An apprentice hairdresser on the cusp of 16 is determined to lose her virginity in “Other Girls,” a modest yet convincingly handled first film that incorporates justified adolescent angst while steering clear of most of the pitfalls that handicap many contemporary French youth dramas. As far in sensibility as one can get from gut-busting, cherry-popping comedies like “American Pie,” pic paints a thoughtful, often amusing portrait of a multicultural batch of trainee hairdressers, their varying levels of sexual experience and one determined young lady’s novel solution on how to handle coming of age. A nice item for fests, pic bodes well for scripter-helmer Caroline Vignal’s nascent career.

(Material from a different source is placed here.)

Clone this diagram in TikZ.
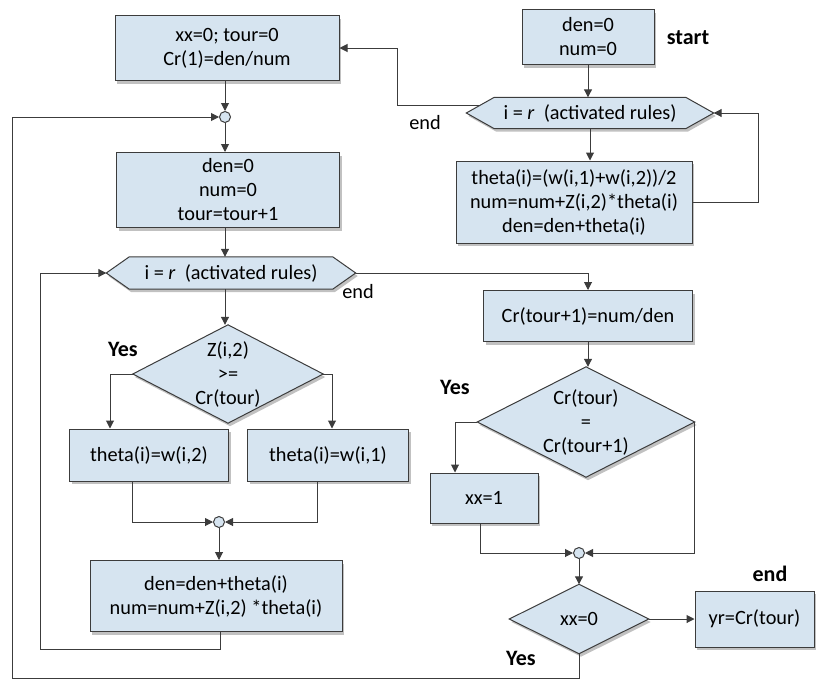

Solange (Julie Leclercq), who has a natural knack for wielding comb and scissors, has always wanted to cut and style hair. The only child of low-income parents in a small town near Toulouse, Solange isn’t quite sure what to make of her vivacious mom (Caroline Baehr), who halfheartedly baby-sits for others, and her dad (Jean-Francois Gallotte), who loves his work raising ostriches.
Solange’s closest friend at beauty school is an insolent young black woman, Gary (a plucky perf from Benoite Sapim), who lives in a hotel because her family wanted to ship her back to Africa for an arranged marriage. Gary supports Solange in her awkward quest to figure out what sex is all about, and knows her own precocious temperament is miles beyond that of her mild-mannered friend.
There’s a guy at her vocational high school whom Solange likes, but she wants to know what she’s doing before she does it with him. A plan to get laid at a disco falls apart when the stranger she picks up realizes she’s a virgin — and underage, to boot. And unbeknownst to Solange, the whole class is listening when she phones a radio advice show to ask if people can tell just by looking whether someone has ever had sex.
Helmer gets convincing perfs out of her young cast, with Leclercq embodying the daring, insecurity and taste for experimentation of this age group. Bernard Menez does a nice turn as the beauty school instructor who cares about his students and endeavors to impart useful information along with practical technique. Pic has a few minor continuity errors, but sympathy for the characters carries the day.